UK macroeconomic data was generally week, though noisy. Industrial production, construction indicators and household spending all disappointed expectations. The Bank of England met and did nothing, so no statement was published as is customary. This had been widely expected and brought forth no market reaction. However, the steady drumbeat of macroeconomic weakness, together with news that surveyed expectations for inflation had edged down, combined to press markets to push ever backwards into the future their expectations of Bank of England rate normalization. The macro data is worrisome enough that Chancellor Norborne is starting to make noises about the room for «flexibility» in the implementation of the austerity plans. Sterling put in a mixed week, rising strongly against the beleaguered euro but falling against the dollar.

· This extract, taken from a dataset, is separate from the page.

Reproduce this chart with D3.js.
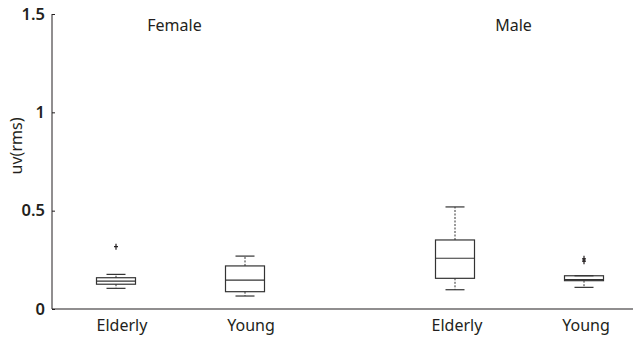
<!DOCTYPE html>
<html>
<head>
<meta charset="utf-8">
<script src="https://cdn.jsdelivr.net/npm/d3@7"></script>
<style>
  html, body { margin: 0; padding: 0; background: #fff; }
  svg { display: block; }
  text { font-family: "Noto Sans", "Liberation Sans", sans-serif; fill: #231f20; }
</style>
</head>
<body>
<svg id="chart" width="636" height="337"></svg>
<script>
// Groups and conditions
const groups = ["Female", "Male"];
const conditions = ["Elderly", "Young"];

// Five-number summaries per group/condition: [lower whisker, Q1, median, Q3, upper whisker]
const femaleStats = [
  [0.105, 0.126, 0.142, 0.159, 0.176],
  [0.066, 0.088, 0.147, 0.219, 0.269]
];
const maleStats = [
  [0.098, 0.156, 0.258, 0.351, 0.519],
  [0.110, 0.144, 0.149, 0.169, 0.169]
];

// Outliers per group/condition
const femaleOutliers = [[0.317], []];
const maleOutliers = [[], [0.255, 0.243]];

// Y-axis ticks
const yTicks = [0, 0.5, 1, 1.5];
const yLabel = "uv(rms)";

const statsByGroup = { Female: femaleStats, Male: maleStats };
const outliersByGroup = { Female: femaleOutliers, Male: maleOutliers };

const boxes = [];
groups.forEach(g => {
  conditions.forEach((c, i) => {
    const s = statsByGroup[g][i];
    boxes.push({
      group: g, cond: c,
      lo: s[0], q1: s[1], med: s[2], q3: s[3], hi: s[4],
      outliers: outliersByGroup[g][i]
    });
  });
});

const svg = d3.select("#chart");
const plotLeft = 52, plotRight = 633, plotTop = 14, plotBottom = 309;
const ink = "#231f20";

const y = d3.scaleLinear().domain([0, 1.5]).range([plotBottom, plotTop]);
const gx = d3.scalePoint().domain(groups).range([180.5, 519.5]);
const cx = d3.scalePoint().domain(conditions).range([-64.5, 64.5]);
const xOf = d => gx(d.group) + cx(d.cond);

const boxW = 39, capW = 19;

// Y axis
const yAxis = svg.append("g")
  .attr("transform", `translate(${plotLeft},0)`)
  .call(d3.axisLeft(y).tickValues(yTicks).tickSize(-3).tickPadding(7)
    .tickFormat(d3.format("")));
yAxis.select(".domain").attr("stroke", ink).attr("d", `M0,${plotTop}V${plotBottom}`);
yAxis.selectAll(".tick line").attr("stroke", ink);
yAxis.selectAll(".tick text")
  .style("font-size", "16.5px").style("font-weight", "600")
  .attr("fill", ink);

// X baseline
svg.append("line")
  .attr("x1", plotLeft).attr("x2", plotRight)
  .attr("y1", plotBottom).attr("y2", plotBottom)
  .attr("stroke", ink).attr("stroke-width", 1.2);

// Category labels under each box
svg.append("g").selectAll("text")
  .data(boxes).join("text")
  .attr("x", d => xOf(d) + (d.group === "Female" ? 6 : 2))
  .attr("y", 331)
  .attr("text-anchor", "middle")
  .style("font-size", "16px")
  .text(d => d.cond);

// Group titles
svg.append("g").selectAll("text")
  .data(groups).join("text")
  .attr("x", d => gx(d) - 6)
  .attr("y", 31)
  .attr("text-anchor", "middle")
  .style("font-size", "16px")
  .text(d => d);

// Y label
svg.append("text")
  .attr("transform", "translate(22,146) rotate(-90)")
  .attr("text-anchor", "middle")
  .style("font-size", "16px")
  .text(yLabel);

// Boxes
const bg = svg.append("g").selectAll("g")
  .data(boxes).join("g")
  .attr("transform", d => `translate(${xOf(d)},0)`);

const boxStroke = "#333";

// dotted whiskers
bg.append("line")
  .attr("x1", 0).attr("x2", 0)
  .attr("y1", d => y(d.q3)).attr("y2", d => y(d.hi))
  .attr("stroke", boxStroke).attr("stroke-width", 1)
  .attr("stroke-dasharray", "2,1.5");
bg.append("line")
  .attr("x1", 0).attr("x2", 0)
  .attr("y1", d => y(d.q1)).attr("y2", d => y(d.lo))
  .attr("stroke", boxStroke).attr("stroke-width", 1)
  .attr("stroke-dasharray", "2,1.5");

// whisker caps
bg.append("line")
  .attr("x1", -capW / 2).attr("x2", capW / 2)
  .attr("y1", d => y(d.hi)).attr("y2", d => y(d.hi))
  .attr("stroke", boxStroke).attr("stroke-width", 1.2);
bg.append("line")
  .attr("x1", -capW / 2).attr("x2", capW / 2)
  .attr("y1", d => y(d.lo)).attr("y2", d => y(d.lo))
  .attr("stroke", boxStroke).attr("stroke-width", 1.2);

// box
bg.append("rect")
  .attr("x", -boxW / 2).attr("width", boxW)
  .attr("y", d => y(d.q3)).attr("height", d => y(d.q1) - y(d.q3))
  .attr("fill", "none").attr("stroke", boxStroke).attr("stroke-width", 1.2);

// median
bg.append("line")
  .attr("x1", -boxW / 2).attr("x2", boxW / 2)
  .attr("y1", d => y(d.med)).attr("y2", d => y(d.med))
  .attr("stroke", boxStroke).attr("stroke-width", 1.2);

// outliers as "+" markers
bg.each(function(d) {
  d3.select(this).selectAll("path.out")
    .data(d.outliers).join("path")
    .attr("class", "out")
    .attr("d", v => `M-2,${y(v)}H2M0,${y(v) - 3}V${y(v) + 3}`)
    .attr("stroke", ink).attr("stroke-width", 1.2);
});
</script>
</body>
</html>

With the macroeconomic calendar dominated by second tier releases, European markets were dominated by the ECB meeting on Thursday and the widening divergences between the German Government and the ECB on how to handle the Greek problem. As to the former, Trichet all but sealed a hike in the next meeting through the code word «strong vigilance»; however, ECB inflation expectations for 2012 were not revised upward, a gesture widely interpreted as dovish by markets. With respect to the latter, the German government is digging in its heals that private creditors must bear part of the cost of any further Greek bailout. It proposes that creditors be pressured into rolling over their maturing debt for seven years – no details being given on how this pressure would be applied. In the post-meeting conference, Trichet made clear that this is completely unacceptable to the ECB, and went so far as to assert that it has no intention of rolling over its own Greek debt, of which it is possibly the single biggest holder. Markets were increasingly bewildered by this conflict, and it is no surprise that the common currency fell sharply for the week, dropping over 2% against the dollar and losing ground against just about every major currency during the week. With the resolution to the Greek drama further away than it appeared just a few days ago, we expect weeks of very volatile trading in the common currency.

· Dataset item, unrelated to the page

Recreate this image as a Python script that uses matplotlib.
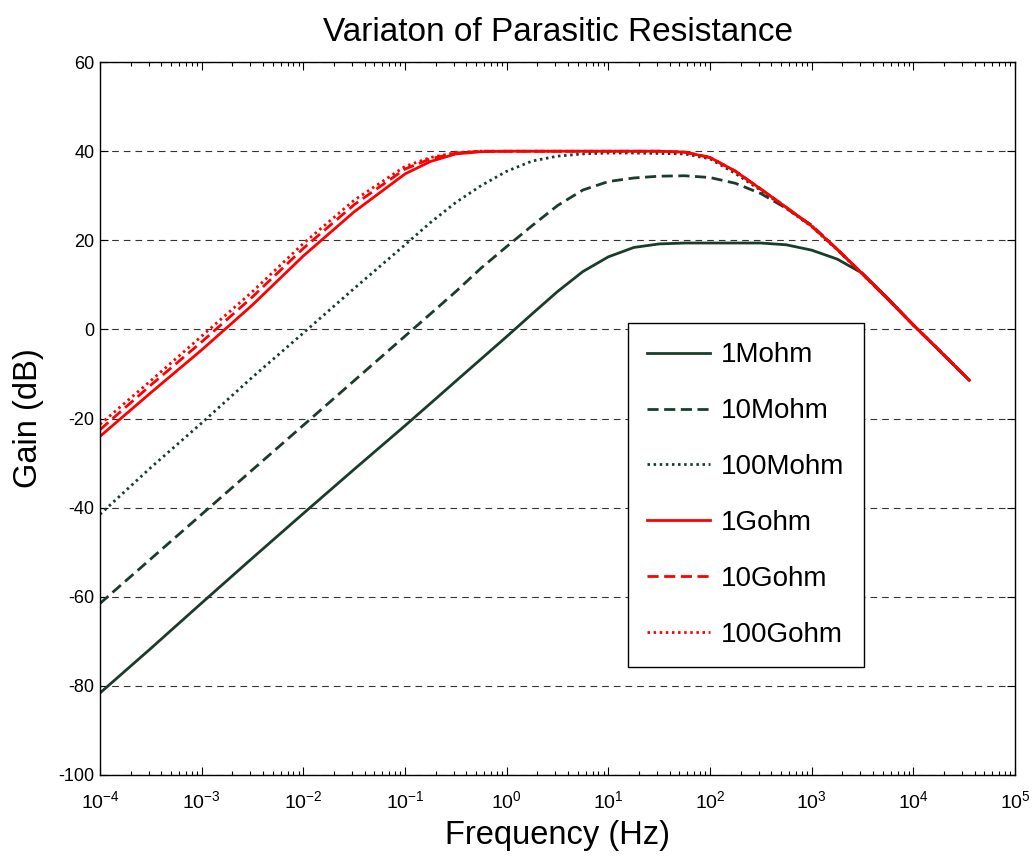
import matplotlib
matplotlib.use("Agg")
import matplotlib.pyplot as plt
from matplotlib.ticker import LogLocator, FixedLocator, FixedFormatter, NullFormatter

plt.rcParams['font.family'] = ['Liberation Sans', 'DejaVu Sans']
plt.rcParams['mathtext.fontset'] = 'custom'
plt.rcParams['mathtext.rm'] = 'Liberation Sans'
plt.rcParams['axes.unicode_minus'] = False

# frequency grid (Hz)
freq = [1e-4, 3.16e-4, 1e-3, 3.16e-3, 1e-2, 3.16e-2, 0.1, 0.178, 0.316, 0.562,
        1, 1.78, 3.16, 5.62, 10, 17.8, 31.6, 56.2, 100, 178, 316, 562,
        1000, 1780, 3160, 5620, 1e4, 1.78e4, 3.55e4]

# gain (dB) for each parasitic resistance
g_1M = [-81.6, -71.6, -61.4, -51.3, -41.3, -31.4, -21.6, -16.6, -11.6, -6.6,
        -1.6, 3.5, 8.5, 13.0, 16.3, 18.4, 19.2, 19.4, 19.4, 19.4, 19.4, 19.0,
        17.8, 15.8, 12.6, 7.0, 1.0, -4.6, -11.4]
g_10M = [-61.5, -51.5, -41.5, -31.5, -21.5, -11.5, -1.5, 3.5, 8.5, 13.8,
         18.6, 23.3, 27.8, 31.3, 33.2, 34.0, 34.4, 34.5, 34.1, 32.8, 30.5, 27.2,
         23.4, 18.0, 12.4, 6.8, 1.0, -4.6, -11.4]
g_100M = [-41.5, -31.0, -21.0, -10.7, -0.8, 9.2, 19.0, 24.0, 28.5, 32.3,
          35.5, 37.8, 38.9, 39.4, 39.6, 39.6, 39.5, 39.4, 38.3, 35.0, 31.2, 27.2,
          23.1, 17.9, 12.4, 6.8, 1.0, -4.6, -11.4]
g_1G = [-24.0, -14.2, -4.6, 5.5, 16.5, 26.4, 34.9, 37.7, 39.4, 39.9,
        40.0, 40.0, 40.0, 40.0, 40.0, 40.0, 40.0, 39.8, 38.6, 35.5, 31.5, 27.4,
        23.2, 18.0, 12.5, 6.8, 1.0, -4.6, -11.4]
g_10G = [-22.5, -12.5, -2.8, 7.3, 18.2, 28.0, 36.0, 38.3, 39.6, 40.0,
         40.0, 40.0, 40.0, 40.0, 40.0, 40.0, 40.0, 39.8, 38.6, 35.5, 31.5, 27.4,
         23.2, 18.0, 12.5, 6.8, 1.0, -4.6, -11.4]
g_100G = [-21.3, -11.5, -1.5, 8.5, 19.3, 29.0, 36.6, 38.6, 39.7, 40.0,
          40.0, 40.0, 40.0, 40.0, 40.0, 40.0, 40.0, 39.8, 38.6, 35.5, 31.5, 27.4,
          23.2, 18.0, 12.5, 6.8, 1.0, -4.6, -11.4]

labels = ["1Mohm", "10Mohm", "100Mohm", "1Gohm", "10Gohm", "100Gohm"]
x_ticks = [1e-4, 1e-3, 1e-2, 1e-1, 1, 10, 100, 1e3, 1e4, 1e5]
x_ticklabels = [r"$\mathregular{10^{-4}}$", r"$\mathregular{10^{-3}}$", r"$\mathregular{10^{-2}}$",
                r"$\mathregular{10^{-1}}$", r"$\mathregular{10^{0}}$", r"$\mathregular{10^{1}}$",
                r"$\mathregular{10^{2}}$", r"$\mathregular{10^{3}}$", r"$\mathregular{10^{4}}$",
                r"$\mathregular{10^{5}}$"]
y_ticks = [-100, -80, -60, -40, -20, 0, 20, 40, 60]

green = "#1a3d2b"
red = "#ff0000"
solid = "-"
dashed = (0, (4, 2))
dotted = (0, (0.9, 1.3))

fig = plt.figure(figsize=(10.33, 8.63), dpi=100)
ax = fig.add_axes([0.0968, 0.102, 0.8858, 0.826])

series = [g_1M, g_10M, g_100M, g_1G, g_10G, g_100G]
colors = [green, green, green, red, red, red]
styles = [solid, dashed, dotted, solid, dashed, dotted]
for g, c, ls, lab in zip(series, colors, styles, labels):
    ax.semilogx(freq, g, color=c, linestyle=ls, linewidth=2.0, label=lab)

ax.set_xlim(1e-4, 1e5)
ax.set_ylim(-100, 60)
ax.xaxis.set_major_locator(FixedLocator(x_ticks))
ax.xaxis.set_major_formatter(FixedFormatter(x_ticklabels))
ax.xaxis.set_minor_locator(LogLocator(base=10, subs=range(2, 10), numticks=20))
ax.xaxis.set_minor_formatter(NullFormatter())
ax.set_yticks(y_ticks)
ax.tick_params(which="both", direction="in", top=True, right=True, labelsize=13, width=0.8)
ax.tick_params(which="major", length=6)
ax.tick_params(which="minor", length=3)
ax.tick_params(axis="x", which="major", pad=11, labelsize=14)
ax.tick_params(axis="y", which="major", pad=4)
ax.grid(axis="y", which="major", color="#333333", linestyle=(0, (6, 4.5)), linewidth=0.8)
for s in ax.spines.values():
    s.set_linewidth(1.0)

ax.set_title("Variaton of Parasitic Resistance", fontsize=24, pad=15)
ax.set_xlabel("Frequency (Hz)", fontsize=23.5, labelpad=6)
ax.set_ylabel("Gain (dB)", fontsize=23.5, labelpad=10)

leg = ax.legend(loc="upper left", bbox_to_anchor=(0.577, 0.634), fontsize=20, frameon=True,
                fancybox=False, edgecolor="black", framealpha=1, borderpad=0.7,
                labelspacing=1.075, handlelength=2.25, handletextpad=0.4, borderaxespad=0)
leg.get_frame().set_linewidth(1.0)

fig.savefig("out.png", dpi=100)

The long streak of downward surprises in US macroeconomic data is worrisome and continued last week unabated. However, there is a legitimate question as to whether this weakness is giving hints of the lack of sustainability of economic recovery in the US without further stimulus(fiscal or monetary). Some observers make the case that the combination of the supply disruption brought about by the Japanese quake with very high gasoline prices are their main culprits, and now that both start to wear off we should see notable improvement in US data. Time will tell. In any case, the greenback traded more on international events (particularly those surrounding Europe) than in domestic news, benefiting from the generalized flight to safety to rise nearly 1% for the week.